OBJECTIVE
Note each line of the listing that contains the string "React", and copy it.
------------------------------------------------------------------------
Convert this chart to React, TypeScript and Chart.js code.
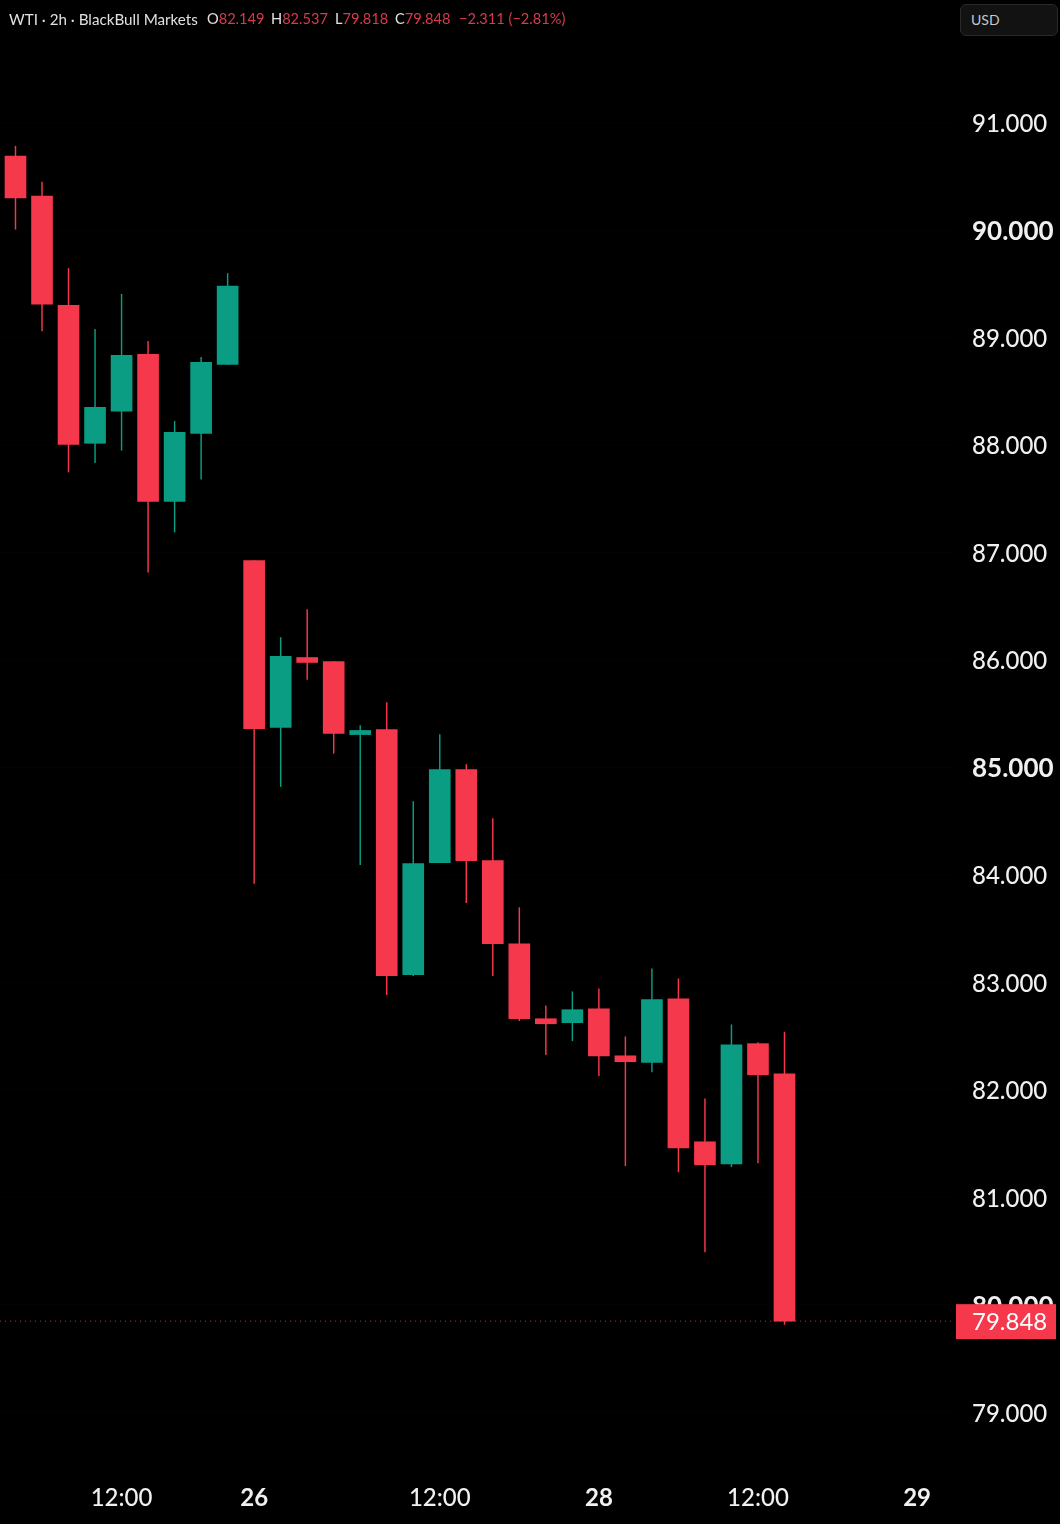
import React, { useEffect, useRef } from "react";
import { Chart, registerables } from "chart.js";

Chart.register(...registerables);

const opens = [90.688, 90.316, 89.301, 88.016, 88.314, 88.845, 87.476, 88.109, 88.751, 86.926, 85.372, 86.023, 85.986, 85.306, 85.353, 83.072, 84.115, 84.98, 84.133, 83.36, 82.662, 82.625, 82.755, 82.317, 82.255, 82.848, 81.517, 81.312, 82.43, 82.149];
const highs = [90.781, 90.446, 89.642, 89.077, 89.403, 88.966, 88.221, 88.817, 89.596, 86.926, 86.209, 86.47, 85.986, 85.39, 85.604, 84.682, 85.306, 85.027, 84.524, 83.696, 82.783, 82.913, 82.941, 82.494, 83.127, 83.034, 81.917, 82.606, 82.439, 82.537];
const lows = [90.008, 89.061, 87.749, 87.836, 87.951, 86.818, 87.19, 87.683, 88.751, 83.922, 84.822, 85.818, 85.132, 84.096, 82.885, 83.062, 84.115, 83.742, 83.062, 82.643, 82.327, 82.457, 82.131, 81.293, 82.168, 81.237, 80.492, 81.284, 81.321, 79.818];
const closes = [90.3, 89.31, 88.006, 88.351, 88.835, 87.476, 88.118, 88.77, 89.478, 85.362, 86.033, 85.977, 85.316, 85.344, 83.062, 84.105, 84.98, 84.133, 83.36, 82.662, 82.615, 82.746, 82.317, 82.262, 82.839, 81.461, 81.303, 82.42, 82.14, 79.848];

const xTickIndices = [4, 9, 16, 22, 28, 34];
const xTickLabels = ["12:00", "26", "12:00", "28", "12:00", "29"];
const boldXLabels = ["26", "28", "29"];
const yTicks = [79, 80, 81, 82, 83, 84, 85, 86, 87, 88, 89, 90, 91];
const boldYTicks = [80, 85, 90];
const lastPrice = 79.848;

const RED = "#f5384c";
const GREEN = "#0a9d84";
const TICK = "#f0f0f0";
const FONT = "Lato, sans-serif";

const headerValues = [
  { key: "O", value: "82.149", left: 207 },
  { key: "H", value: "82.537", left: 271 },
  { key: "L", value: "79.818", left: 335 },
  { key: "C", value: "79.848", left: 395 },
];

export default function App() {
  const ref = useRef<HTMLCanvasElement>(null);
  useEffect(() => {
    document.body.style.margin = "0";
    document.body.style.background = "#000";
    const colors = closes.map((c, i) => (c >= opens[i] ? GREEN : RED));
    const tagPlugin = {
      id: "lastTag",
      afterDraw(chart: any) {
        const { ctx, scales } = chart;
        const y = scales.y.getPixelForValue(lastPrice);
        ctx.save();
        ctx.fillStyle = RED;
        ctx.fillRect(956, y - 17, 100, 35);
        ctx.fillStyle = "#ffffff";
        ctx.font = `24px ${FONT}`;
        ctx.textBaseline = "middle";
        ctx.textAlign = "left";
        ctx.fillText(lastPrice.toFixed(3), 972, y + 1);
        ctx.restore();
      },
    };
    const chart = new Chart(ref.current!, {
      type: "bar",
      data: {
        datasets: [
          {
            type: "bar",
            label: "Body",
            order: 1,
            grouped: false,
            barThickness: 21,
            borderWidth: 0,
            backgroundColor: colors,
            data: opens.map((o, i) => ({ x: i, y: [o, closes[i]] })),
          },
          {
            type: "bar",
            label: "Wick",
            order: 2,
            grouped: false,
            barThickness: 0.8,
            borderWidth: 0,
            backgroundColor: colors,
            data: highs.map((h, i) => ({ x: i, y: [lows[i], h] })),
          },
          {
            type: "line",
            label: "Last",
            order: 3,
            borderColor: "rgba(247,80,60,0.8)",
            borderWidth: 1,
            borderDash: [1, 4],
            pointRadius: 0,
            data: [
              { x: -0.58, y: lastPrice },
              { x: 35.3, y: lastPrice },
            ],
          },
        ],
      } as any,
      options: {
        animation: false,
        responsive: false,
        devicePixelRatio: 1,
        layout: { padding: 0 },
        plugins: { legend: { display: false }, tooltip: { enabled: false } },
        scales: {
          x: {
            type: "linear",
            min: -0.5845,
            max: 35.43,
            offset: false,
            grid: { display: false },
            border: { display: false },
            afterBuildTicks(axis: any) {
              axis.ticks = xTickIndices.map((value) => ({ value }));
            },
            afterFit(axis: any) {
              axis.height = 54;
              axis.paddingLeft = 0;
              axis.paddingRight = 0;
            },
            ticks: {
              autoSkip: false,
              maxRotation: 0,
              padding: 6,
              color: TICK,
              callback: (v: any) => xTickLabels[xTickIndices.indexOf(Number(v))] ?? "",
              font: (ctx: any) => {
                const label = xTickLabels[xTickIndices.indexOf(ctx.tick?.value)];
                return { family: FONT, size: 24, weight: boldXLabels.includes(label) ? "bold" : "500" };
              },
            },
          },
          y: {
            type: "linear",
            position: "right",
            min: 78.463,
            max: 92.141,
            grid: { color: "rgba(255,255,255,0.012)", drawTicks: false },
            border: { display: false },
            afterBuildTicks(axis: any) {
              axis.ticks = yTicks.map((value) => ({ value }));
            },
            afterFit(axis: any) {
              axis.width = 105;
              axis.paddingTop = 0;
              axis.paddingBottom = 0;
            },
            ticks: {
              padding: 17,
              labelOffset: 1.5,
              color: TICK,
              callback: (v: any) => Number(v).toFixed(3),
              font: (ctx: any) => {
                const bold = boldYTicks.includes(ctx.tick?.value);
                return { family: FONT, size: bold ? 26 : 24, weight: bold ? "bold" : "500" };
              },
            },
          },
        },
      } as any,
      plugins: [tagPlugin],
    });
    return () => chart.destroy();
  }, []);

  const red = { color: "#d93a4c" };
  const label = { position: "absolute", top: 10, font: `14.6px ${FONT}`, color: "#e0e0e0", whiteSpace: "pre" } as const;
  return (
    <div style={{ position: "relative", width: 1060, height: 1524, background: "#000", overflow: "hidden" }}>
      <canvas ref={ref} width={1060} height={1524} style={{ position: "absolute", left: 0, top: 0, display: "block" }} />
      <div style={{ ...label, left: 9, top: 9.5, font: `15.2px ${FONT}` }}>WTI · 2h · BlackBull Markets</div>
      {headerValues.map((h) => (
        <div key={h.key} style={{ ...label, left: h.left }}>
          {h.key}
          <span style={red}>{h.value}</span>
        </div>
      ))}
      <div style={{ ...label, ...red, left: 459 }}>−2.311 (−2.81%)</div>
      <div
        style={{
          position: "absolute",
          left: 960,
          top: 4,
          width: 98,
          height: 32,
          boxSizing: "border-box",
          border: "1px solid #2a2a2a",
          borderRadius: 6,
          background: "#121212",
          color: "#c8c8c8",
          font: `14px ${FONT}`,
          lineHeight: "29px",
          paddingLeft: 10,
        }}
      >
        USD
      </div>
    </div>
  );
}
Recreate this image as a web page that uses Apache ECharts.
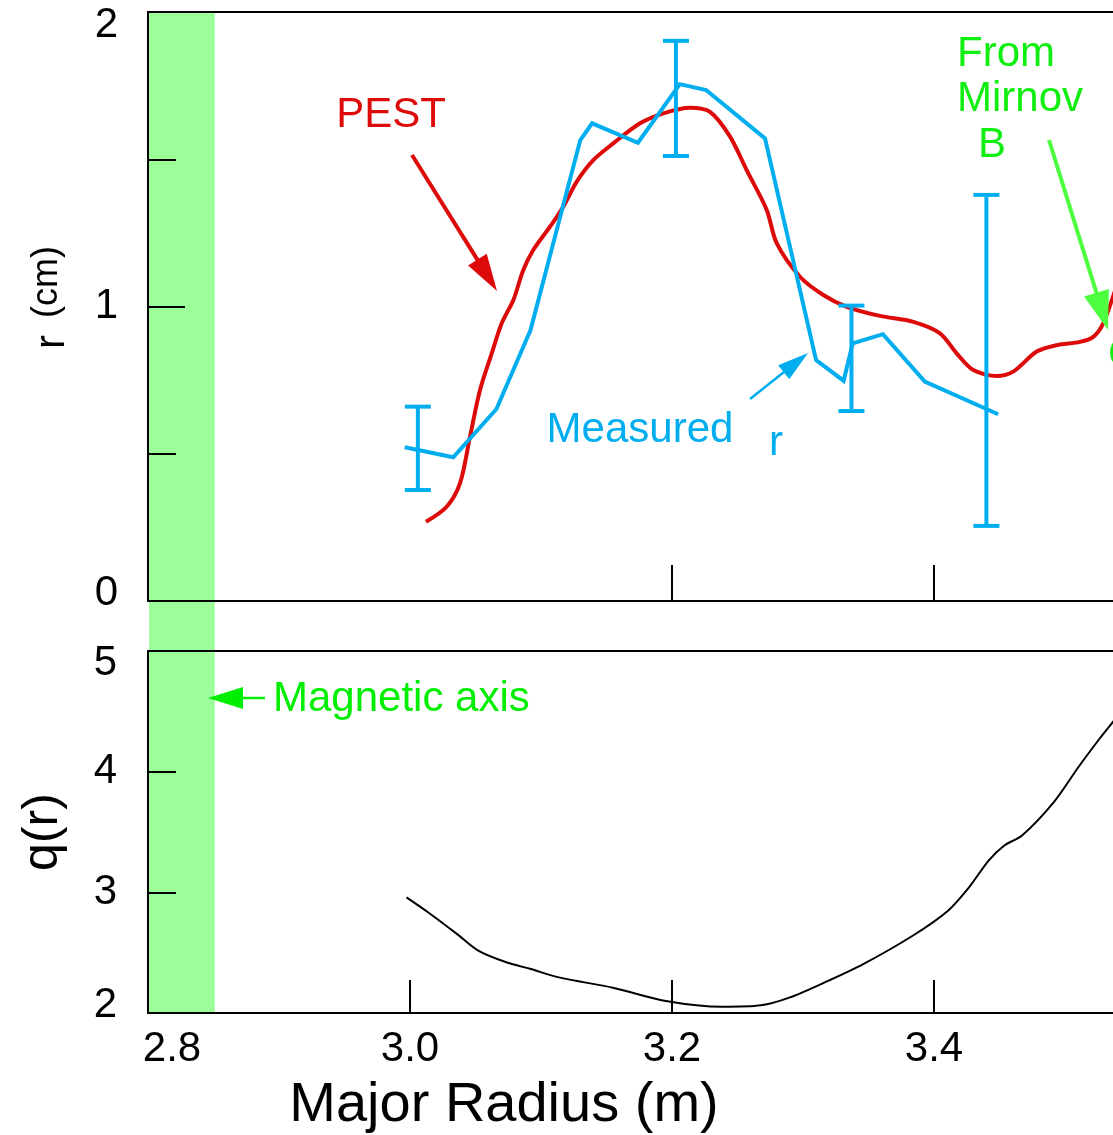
------------------------------------------------------------------------
REPLY
Convert this chart to React, TypeScript and Chart.js code.
import React, { useEffect, useRef } from "react";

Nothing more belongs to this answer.